Sunday

Stone Soup: An Old School Feast


Just in time for the 2 and a half days of school before Thanksgiving...here's a lesson that adds the nuanced magic of a Mort Schindel's Weston Wood's production and collage art lesson about the joy of sharing a meal with family and friends, new and old.

If you don't know about Weston Woods productions & you adore vintage children's picture books as I do, look them up.  Here's a good place to start. I had the great fortune many years ago, of working for and learning from Mort who lives the next town over from me. This is a man who truly, truly understands, appreciates and reveres the essence of a great picture book. This reverence & insight allowed him to produce an amazing catalogue of animated picture books, working with some very talented animators and artists.

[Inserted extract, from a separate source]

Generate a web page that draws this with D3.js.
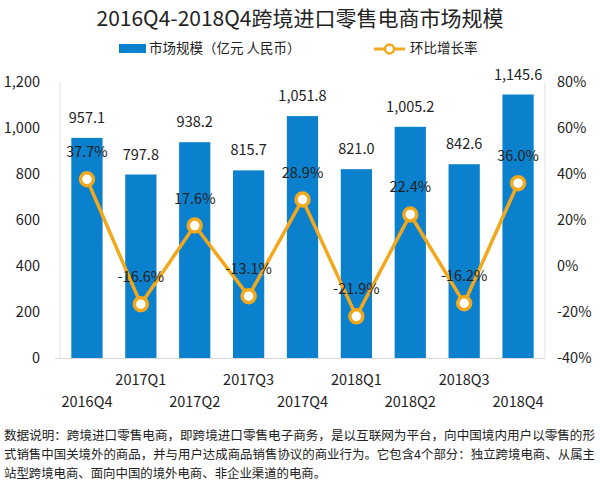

Anyway, back to the classic folktale retold by Marcia Brown, Stone Soup, which you can watch here. After years and years of teaching with this book, it never loses it charm and the kids are riveted. This is amazing to me since it seriously only has like two colors in the illustrations plus white and black. See? But good story-telling & illustration doesn't need bells & whistles to capture the imaginations of children.


The Weston Woods animated version is "old school"no major FX, no CGI. Not one kid budges though out, though. There is a special quality to the narrator's voice that makes the ingredients that the villagers add to The Stone Soup sound so delicious. My kids are always so hungry and excited to create their paper sculpture feast after watching.


We discuss how the soldiers "tricked" the villagers into sharing their food, but in the end everyone benefitted. Yay! Then we chat about our own families and the ways we all celebrate Thanksgiving. My school is a melting pot of many cultures, so my students like to share about the foods that come from what they refer to as "my country".

Like maybe enchiladas?

or "dirty rice"?



Even without a holiday connection, this lesson invites students in grades K-5 to transform flat paper into 3 dimensions, creating delicious sculptural objects of art, while engaging the fine motor skills of gluing, cutting folding and curling paper. And we all know by now that children use higher order thinking skills in fine arts class, as well. Bon Appetit!